Sunday, November 05, 2006

Improving America's Image

John Brown

November 02, 2006

John Brown, a former Foreign Service officer who practiced public diplomacy for over twenty years, now compiles the "Public Diplomacy Press Review," which can be obtained free by e-mail here.

The bankruptcy of America’s public diplomacy—the effort to improve the nation’s image around the world—was in full display during the recent opera buffa involving Alberto Fernandez, director of public diplomacy in the Bureau of Near Eastern Affairs at the State Department.

Interviewed on Al-Jazeera, where he has appeared frequently, Fernandez said in his fluent Arabic that the United States had been “arrogant” and “stupid” in Iraq—a judgment with which a large number of ordinary Americans would agree.

Fernandez’s comment caused a firestorm at the State Department (and among right-wing circles). At first, the department said that its employee’s remark had been mistranslated. After the media made it clear that this was not the case, Fernandez—either as a loyal soldier or a pressured bureaucrat, or maybe both—recanted his observations, announcing that he “misspoke.”

Secretary of State Condoleezza Rice, in one of her few noteworthy statements, admitted some time ago that “thousands” of mistakes were made in Iraq. So why was Fernandez expressing a mea culpa about what he said? Indeed, has he not lost credibility among Middle Eastern audiences by doing so? Did he, a person of considerable talent and independence, ever consider going public about what led him to “misspeak” —i.e., admit American policy failures in Iraq?

The Bush administration, belatedly recognizing American unpopularity in other countries, has haphazardly sought magic solutions to improve the United States' negative image abroad through “new” public diplomacy initiatives.

But, with so little change in Bush’s unilateral and aggressive foreign policy, the unimaginative projects undertaken by the State Department’s Under Secretaries of State for Public Diplomacy and Public Affairs—the “branding” of Charlotte Beers, the “listening tours” of Karen Hughes—are widely recognized as ineffective, if not backfiring disasters, succeeding only in making America as ridiculed as it is disliked.

Evidence continues to abound documenting Ms. Hughes’s shortcomings in her current position. According to Brian Katulis, a senior fellow at the Center for American Progress, an internal memorandum sent from Hughes to National Security Council Principals earlier this month entitled "Thinking Bigger," the Bush administration’s strategy for "Public Diplomacy to Counter Insurgency in Iraq” rests on supporting more book publishing in Baghdad, and giving more scholarships to kids from Sadr City. Katulis calls these solutions “nice ideas in theory,” but when faced with civil war and the complete collapse of Iraq’s infrastructure and economy they are “small-minded, unambitious, and disconnected from reality."
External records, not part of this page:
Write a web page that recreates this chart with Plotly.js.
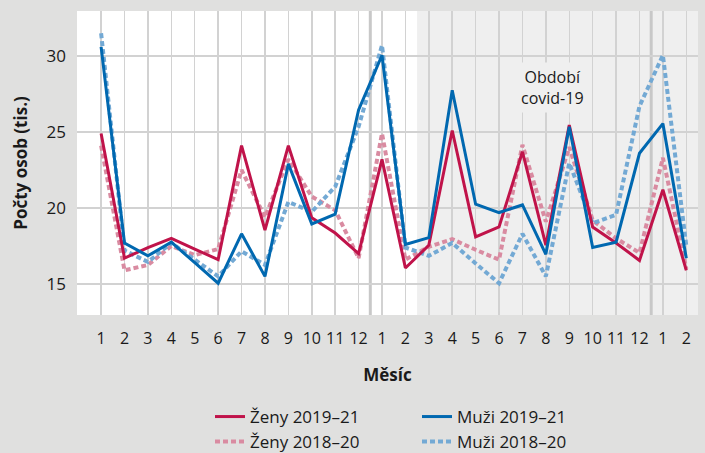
<!DOCTYPE html>
<html>
<head>
<meta charset="utf-8">
<script src="https://cdn.plot.ly/plotly-3.0.1.min.js"></script>
<style>
html,body{margin:0;padding:0;background:#e0e0df;}
#chart{width:705px;height:453px;}
</style>
</head>
<body>
<div id="chart"></div>
<script>
const monthLabels = ['1','2','3','4','5','6','7','8','9','10','11','12','1','2','3','4','5','6','7','8','9','10','11','12','1','2'];
const xPos = [1,2,3,4,5,6,7,8,9,10,11,12,13,14,15,16,17,18,19,20,21,22,23,24,25,26];
const zeny1921 = [24.9,16.7,17.4,18.0,17.3,16.6,24.1,18.55,24.1,19.35,18.35,17.0,23.2,16.05,17.55,25.1,18.1,18.75,23.7,17.55,25.45,18.75,17.7,16.55,21.2,15.9];
const zeny1820 = [24.1,15.9,16.25,17.5,16.9,17.3,22.5,19.4,23.2,20.75,19.85,16.7,24.9,16.6,17.45,17.95,17.25,16.6,24.15,19.1,24.0,19.2,18.0,17.05,23.3,16.0];
const muzi1921 = [30.6,17.7,16.85,17.75,16.4,15.05,18.3,15.5,22.9,18.95,19.6,26.45,30.05,17.6,18.05,27.75,20.25,19.7,20.2,16.95,25.35,17.4,17.75,23.6,25.55,16.7];
const muzi1820 = [31.5,17.2,16.45,17.7,16.6,15.5,17.15,16.25,20.4,19.75,21.4,25.35,30.7,17.4,16.85,17.7,16.35,15.05,18.3,15.5,22.95,19.0,19.55,26.7,30.05,17.5];
const seriesNames = ['Ženy 2019–21','Muži 2019–21','Ženy 2018–20','Muži 2018–20'];
const yearBreaks = [12.5, 24.5];
const covidStart = 14.5;
const covidLabel = 'Období<br>covid-19';

const FONT = 'Open Sans, sans-serif';
const cRed = '#c0134a', cBlue = '#0068b0', cRedL = '#d98ba1', cBlueL = '#73a9d4';

const traces = [
  {x:xPos, y:zeny1820, name:seriesNames[2], mode:'lines', line:{color:cRedL, width:4, dash:'5px,3px'}, legend:'legend2', legendrank:1},
  {x:xPos, y:muzi1820, name:seriesNames[3], mode:'lines', line:{color:cBlueL, width:4, dash:'5px,3px'}, legend:'legend2', legendrank:2},
  {x:xPos, y:zeny1921, name:seriesNames[0], mode:'lines', line:{color:cRed, width:3}, legend:'legend', legendrank:1},
  {x:xPos, y:muzi1921, name:seriesNames[1], mode:'lines', line:{color:cBlue, width:3}, legend:'legend', legendrank:2}
];

const shapes = [
  {type:'rect', xref:'x', yref:'paper', x0:covidStart, x1:26.5, y0:0, y1:1, fillcolor:'#efefef', line:{width:0}, layer:'below'}
].concat(yearBreaks.map(v => ({type:'line', xref:'x', yref:'paper', x0:v, x1:v, y0:0, y1:1, line:{color:'#c8c8c8', width:3}, layer:'below'})));

const legendCommon = {orientation:'h', xref:'container', yref:'container', xanchor:'left', yanchor:'top',
  entrywidth:162, entrywidthmode:'pixels', font:{family:FONT, size:17, color:'#1a1a1a'}, bgcolor:'rgba(0,0,0,0)', traceorder:'normal'};

const layout = {
  width:705, height:453,
  paper_bgcolor:'#e0e0df', plot_bgcolor:'#ffffff',
  margin:{l:77, r:7, t:11, b:138},
  font:{family:FONT, color:'#1a1a1a'},
  showlegend:true,
  xaxis:{range:[-0.03,26.5], tickvals:xPos, ticktext:monthLabels, showgrid:true, gridcolor:'#d2d2d2', gridwidth:1.5,
    zeroline:false, showline:false, ticks:'', ticklabelstandoff:12, tickfont:{family:FONT, size:16, color:'#1a1a1a'},
    title:{text:'<b>Měsíc</b>', font:{family:FONT, size:17, color:'#1a1a1a'}, standoff:21}, fixedrange:true},
  yaxis:{range:[12.96,32.96], tickvals:[15,20,25,30], showgrid:true, gridcolor:'#d2d2d2', gridwidth:1.5,
    zeroline:false, showline:false, ticks:'', ticklabelstandoff:10, tickfont:{family:FONT, size:17, color:'#1a1a1a'},
    title:{text:'<b>Počty osob (tis.)</b>', font:{family:FONT, size:17, color:'#1a1a1a'}, standoff:14}, fixedrange:true},
  legend:Object.assign({}, legendCommon, {x:210/705, y:1-399/453}),
  legend2:Object.assign({}, legendCommon, {x:210/705, y:1-424/453}),
  shapes:shapes,
  annotations:[{x:20.3, y:27.9, xref:'x', yref:'y', text:covidLabel, showarrow:false, bgcolor:'#efefef',
    font:{family:FONT, size:16, color:'#1a1a1a'}, align:'center', borderpad:3}],
  hovermode:false
};

Plotly.newPlot('chart', traces, layout, {displayModeBar:false, staticPlot:true});
</script>
</body>
</html>
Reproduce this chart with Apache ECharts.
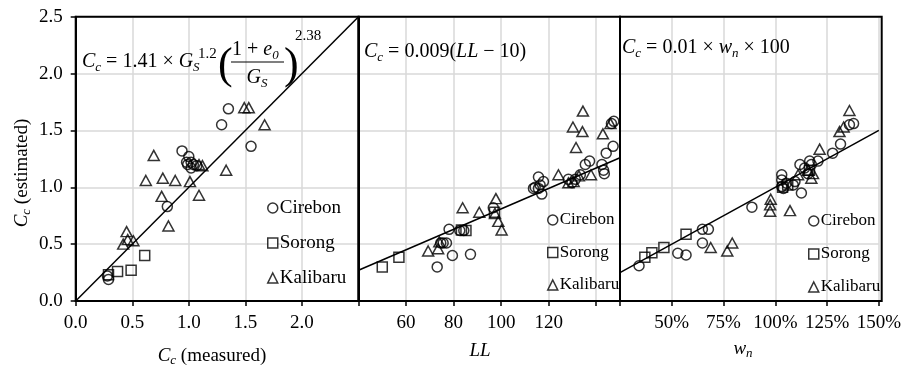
<!DOCTYPE html>
<html>
<head>
<meta charset="utf-8">
<script src="https://cdn.jsdelivr.net/npm/echarts@6/dist/echarts.min.js"></script>
<style>
html,body{margin:0;padding:0;background:#fff;}
#chart{width:904px;height:369px;}
</style>
</head>
<body>
<div id="chart"></div>
<script>
// ---------- data ----------
// Panel 1: Cc measured vs Cc estimated (Gs / e0 equation)
const p1Cirebon = [[0.28,0.22],[0.29,0.19],[0.81,0.83],[0.94,1.32],[1.00,1.27],[0.98,1.22],[0.99,1.20],[1.02,1.17],[1.04,1.20],[1.02,1.22],[1.07,1.19],[1.29,1.55],[1.35,1.69],[1.55,1.36]];
const p1Sorong = [[0.29,0.23],[0.37,0.26],[0.49,0.27],[0.61,0.40]];
const p1Kalibaru = [[0.42,0.50],[0.45,0.61],[0.46,0.54],[0.51,0.53],[0.62,1.06],[0.69,1.28],[0.76,0.92],[0.77,1.08],[0.82,0.66],[0.88,1.06],[1.01,1.05],[1.09,0.93],[1.09,1.20],[1.12,1.19],[1.33,1.15],[1.49,1.70],[1.53,1.70],[1.67,1.55]];
const p1Line = [[0,0],[2.5,2.5]];
// Panel 2: LL vs Cc
const p2Cirebon = [[73.1,0.30],[74.6,0.51],[75.6,0.51],[77,0.51],[78.1,0.63],[79.5,0.40],[82.6,0.62],[84.3,0.62],[87.1,0.41],[96.7,0.82],[113.6,0.99],[114.3,1.0],[115.7,0.99],[116.4,1.02],[117.8,1.05],[115.7,1.09],[117.1,0.94],[128.3,1.07],[129.8,1.04],[131.2,1.07],[133.3,1.11],[135.4,1.20],[137.2,1.23],[142.4,1.20],[143.1,1.15],[143.4,1.12],[144.2,1.30],[147.1,1.36],[146.4,1.56],[147.4,1.58]];
const p2Sorong = [[50,0.30],[57,0.385],[83.3,0.625],[85.2,0.62],[97.2,0.78]];
const p2Kalibaru = [[69.3,0.44],[73.5,0.46],[74,0.52],[83.8,0.82],[90.8,0.78],[97.8,0.90],[97.4,0.77],[98.8,0.70],[100.2,0.625],[124.1,1.11],[128.3,1.04],[130.5,1.05],[132.7,1.10],[137.8,1.11],[131.5,1.35],[130.2,1.53],[134.2,1.49],[134.4,1.67],[142.8,1.47],[146,1.56]];
const p2Line = [[40,0.27],[150,1.26]];
// Panel 3: wn (%) vs Cc
const p3Cirebon = [[34.2,0.31],[52.9,0.42],[56.9,0.405],[64.8,0.51],[64.8,0.63],[67.7,0.63],[88.7,0.825],[103.1,1.11],[103.1,1.065],[103.1,1.006],[103.9,0.99],[105.4,1.036],[108.7,1.02],[109.5,1.05],[111.9,1.20],[112.6,0.95],[114.2,1.17],[115.8,1.12],[116.6,1.23],[117.4,1.20],[120.6,1.23],[127.7,1.30],[131.5,1.38],[135.8,1.55],[137.8,1.56]];
const p3Sorong = [[37,0.385],[40.4,0.425],[46.2,0.47],[56.9,0.587],[103.5,1.0],[106,1.02],[116.5,1.15]];
const p3Kalibaru = [[68.8,0.47],[76.8,0.44],[79.2,0.51],[97.5,0.79],[97.5,0.845],[97.8,0.895],[107.1,0.795],[111,1.11],[115.8,1.15],[117.4,1.08],[118.2,1.12],[121.4,1.335],[131,1.49],[133,1.53],[135.8,1.675]];
const p3Line = [[25,0.25],[150,1.5]];

const seriesNames = ['Cirebon','Sorong','Kalibaru'];
const yTicks = [0,0.5,1.0,1.5,2.0,2.5];

// ---------- styling ----------
const FONT = 'Liberation Serif';
const chart = echarts.init(document.getElementById('chart'), null, {renderer:'canvas'});

const gridBoxes = [
  {left:75.7, top:16.7, width:282.8, height:284.3},
  {left:358.5, top:16.7, width:261.5, height:284.3},
  {left:620, top:16.7, width:261.7, height:284.3}
];
const grids = gridBoxes.map(g => Object.assign({}, g, {show:false, containLabel:false}));

const splitLine = {show:true, lineStyle:{color:'#d9d9d9', width:1.5}};
const axisLine = {show:true, onZero:false, lineStyle:{color:'#000', width:2}};
const labelStyle = {color:'#000', fontFamily:FONT, fontSize:19, margin:13};

const xAxes = [
  {gridIndex:0, type:'value', min:0, max:2.5, interval:0.5,
   axisLabel:Object.assign({}, labelStyle, {formatter:v => v >= 2.5 ? '' : v.toFixed(1)})},
  {gridIndex:1, type:'value', min:40, max:150, interval:20,
   axisLabel:Object.assign({}, labelStyle, {formatter:v => (v >= 60 && v <= 120) ? String(v) : ''})},
  {gridIndex:2, type:'value', min:25, max:150, interval:25,
   axisLabel:Object.assign({}, labelStyle, {formatter:v => v >= 50 ? v + '%' : ''})}
].map(a => Object.assign(a, {axisLine, splitLine, axisTick:{show:true, length:5, lineStyle:{color:'#000', width:1.5}}}));

const yAxes = [0,1,2].map(i => ({
  gridIndex:i, type:'value', min:yTicks[0], max:yTicks[yTicks.length-1], interval:0.5,
  axisLine, splitLine,
  axisTick:{show:i === 0, length:5, lineStyle:{color:'#000', width:1.5}},
  axisLabel: i === 0 ? Object.assign({}, labelStyle, {formatter:v => v.toFixed(1)}) : {show:false}
}));

const markerStyle = {color:'rgba(0,0,0,0)', borderColor:'#000', borderWidth:1.5};
const symbols = {Cirebon:['circle',10], Sorong:['rect',10], Kalibaru:['triangle',[11,10]]};
const panelData = [
  [p1Cirebon, p1Sorong, p1Kalibaru, p1Line],
  [p2Cirebon, p2Sorong, p2Kalibaru, p2Line],
  [p3Cirebon, p3Sorong, p3Kalibaru, p3Line]
];
const series = [];
panelData.forEach((pd, i) => {
  series.push({type:'line', xAxisIndex:i, yAxisIndex:i, data:pd[3], symbol:'none', silent:true,
    lineStyle:{color:'#000', width:1.5}, z:3});
  seriesNames.forEach((nm, k) => {
    series.push({type:'scatter', name:nm, xAxisIndex:i, yAxisIndex:i, data:pd[k],
      symbol:symbols[nm][0], symbolSize:symbols[nm][1], itemStyle:markerStyle, z:4});
  });
});

function legendAt(left, top, fontSize, gap) {
  return {
    left, top, orient:'vertical', padding:0, itemGap:gap, itemWidth:10, itemHeight:10,
    selectedMode:false,
    data:[{name:'Cirebon', icon:'circle'},{name:'Sorong', icon:'rect'},{name:'Kalibaru', icon:'triangle'}],
    itemStyle:{color:'#fff', borderColor:'#000', borderWidth:1.5},
    textStyle:{fontFamily:FONT, fontSize, color:'#000', lineHeight:fontSize+1, padding:[0,0,0,-3]}
  };
}

const mainR = {fontFamily:FONT, fontSize:20, lineHeight:24, color:'#000'};
const itR = {fontFamily:FONT, fontSize:20, lineHeight:24, fontStyle:'italic', color:'#000'};
const subR = {fontFamily:FONT, fontSize:13, lineHeight:12, fontStyle:'italic', color:'#000', verticalAlign:'bottom'};
const supR = {fontFamily:FONT, fontSize:15, lineHeight:15, color:'#000', verticalAlign:'top'};
const rich = {n:mainR, i:itR, s:subR, p:supR};

function txt(x, y, text, opts) {
  return Object.assign({type:'text', x, y, silent:true, z:10,
    style:{text, rich, fill:'#000', font:'20px ' + FONT, align:'left', verticalAlign:'middle'}}, opts || {});
}

const axisRich = {
  n:{fontFamily:FONT, fontSize:19, lineHeight:22, color:'#000'},
  i:{fontFamily:FONT, fontSize:19, lineHeight:22, fontStyle:'italic', color:'#000'},
  s:{fontFamily:FONT, fontSize:13, lineHeight:12, fontStyle:'italic', color:'#000', verticalAlign:'bottom'}
};
function atxt(x, y, text, extra) {
  return Object.assign({type:'text', x, y, silent:true, z:10,
    style:{text, rich:axisRich, fill:'#000', font:'19px ' + FONT, align:'center', verticalAlign:'middle'}}, extra || {});
}

const graphic = [
  // panel 1 equation
  txt(82, 62, '{i|C}{s|c}{n| = 1.41 × }{i|G}{s|S}'),
  txt(198, 54, '{p|1.2}'),
  {type:'text', x:218, y:66, silent:true, z:10, style:{text:'(', font:'44px ' + FONT, fill:'#000', align:'left', verticalAlign:'middle'}},
  txt(232, 50, '{n|1 + }{i|e}{s|0}'),
  {type:'line', silent:true, z:10, shape:{x1:231, y1:62, x2:284, y2:62}, style:{stroke:'#000', lineWidth:1.2}},
  txt(257, 78, '{i|G}{s|S}', {style:{text:'{i|G}{s|S}', rich, fill:'#000', align:'center', verticalAlign:'middle'}}),
  {type:'text', x:284, y:66, silent:true, z:10, style:{text:')', font:'44px ' + FONT, fill:'#000', align:'left', verticalAlign:'middle'}},
  txt(295, 36, '{p|2.38}'),
  // panel 2 equation
  txt(364, 52, '{i|C}{s|c}{n| = 0.009(}{i|LL}{n| − 10)}'),
  // panel 3 equation
  txt(622, 48, '{i|C}{s|c}{n| = 0.01 × }{i|w}{s|n}{n| × 100}'),
  // axis titles
  atxt(212, 356, '{i|C}{s|c}{n| (measured)}'),
  atxt(480, 351, '{i|LL}'),
  atxt(743, 349, '{i|w}{s|n}'),
  atxt(22, 173, '{i|C}{s|c}{n| (estimated)}', {rotation:Math.PI/2})
];
// panel frames (black borders on top of grid lines)
gridBoxes.forEach(g => {
  graphic.push({type:'rect', silent:true, z:5,
    shape:{x:g.left, y:g.top, width:g.width, height:g.height},
    style:{fill:'none', stroke:'#000', lineWidth:2}});
});

chart.setOption({
  animation:false,
  backgroundColor:'#fff',
  grid:grids,
  xAxis:xAxes,
  yAxis:yAxes,
  legend:[legendAt(267, 198, 19, 15), legendAt(547, 211, 17, 14.5), legendAt(808, 212, 17, 15)],
  series,
  graphic
});
</script>
</body>
</html>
Another Hughes brainchild has been described thus by Patricia Kushlis, a respected former Foreign Service officer:

The new fast media Brussels-based reaction operation is yet another Karen Hughes public diplomacy initiative which—as usual—was hyped to the hilt earlier this year—but also as usual, the hype promises far more than it can ever deliver even in an Edgar Alan Poe type-morphine induced dream.

In the past century, the war in Vietnam marked a low point in America‘s international prestige. But demonstrations against the war not only forced the government to change its policy, but also let the rest of the world know that Americans were rejecting a war other nations considered brutal, imperialistic and unjustified.

It’s time again for Americans to say “no” to the worst of U.S. foreign policy, this time under Bush. With such a challenge to the administration’s military misadventures, the vast array of public diplomacy programs long in existence before Hughes was at the helm—overseas radio/television broadcasts, educational exchanges, cultural performances abroad—will gain credibility and achieve their best purpose: to increase international willingness to cooperate with the United States so that America can achieve its short- and long-term national interests.